I think him feeling her move and kick now makes feel like he is intruding in her space. He says it's just strange for him. Like she is more than a fetus now.....she is his baby girl and has a name and moves when he talks to her....


----------



## karma*girl (Apr 28, 2012)

Could he be afraid of hurting the baby now that he/she is getting bigger? 
From what I've learned that's a real concern for some men.

Bring him to your next dr. appt & have the doc explain there's no need to worry: )
Maybe hearing a professional assure him will help him?

Also, it can get awkward having sex with a very pregnant woman, according to my husband, but we adjusted. 
Like you, my libido was really high in my 3rd trimester!
I was horny ALL the time! 

It worked well if we would lie in the spooning position and do it that way. I'd put a pillow under my belly for support. 
Sometimes I'd just back into him & start giving him the hint, haha! ; )
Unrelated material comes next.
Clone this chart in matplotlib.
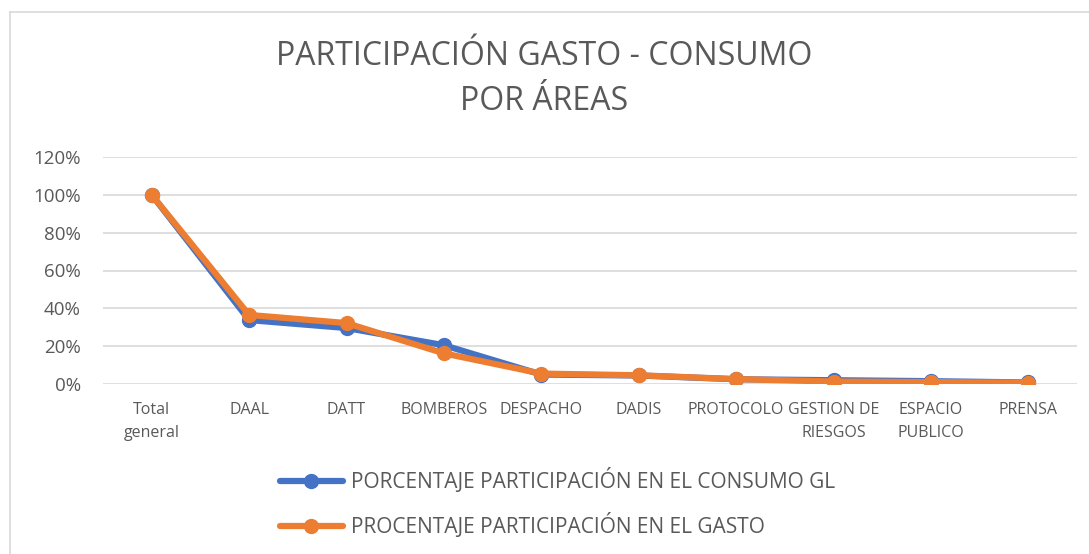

Doggystyle felt good too. My belly was out of the way & he had clear access from behind: ) 
I just couldn't lie on my back by then.
I couldn't breathe with all the pressure from the baby.

Good luck!! I hope that helps a bit..and congratulations on your little one! ( :


----------



## WorkingOnMe (Mar 17, 2012)

I don't know, a 4 or 5 month pregnant body turns me on, but the really huge stage is a turn off for the most part. I'd take part if she was really really enthusiastic, but I wouldn't go looking for it.


----------



## Anon Pink (Jan 17, 2013)

When I was pregnant with I think my first I felt soooo fat so bloated so uncomfortable I couldn't imagine why my husband would even want to have sex with me. He said are you kidding, I can have sex and a blow job at he same time! Needless to say at the time I was disgusted by the joke. 

I have to admit it is a funny joke. However if he had ever bothered to reassure me maybe I wouldn't have been so revolted by the joke.


----------



## GTdad (Aug 15, 2011)

Anon Pink said:


> He said are you kidding, I can have sex and a blow job at he same time!


I'm going to hell on a greased rocket sled for laughing at that.

Like other men have said, I found my wife very hot in the third trimester, and she was certainly horny enough, but I found myself pretty hesitant, too. I didn't want to hurt her or the baby. My wife told me to get over it.


----------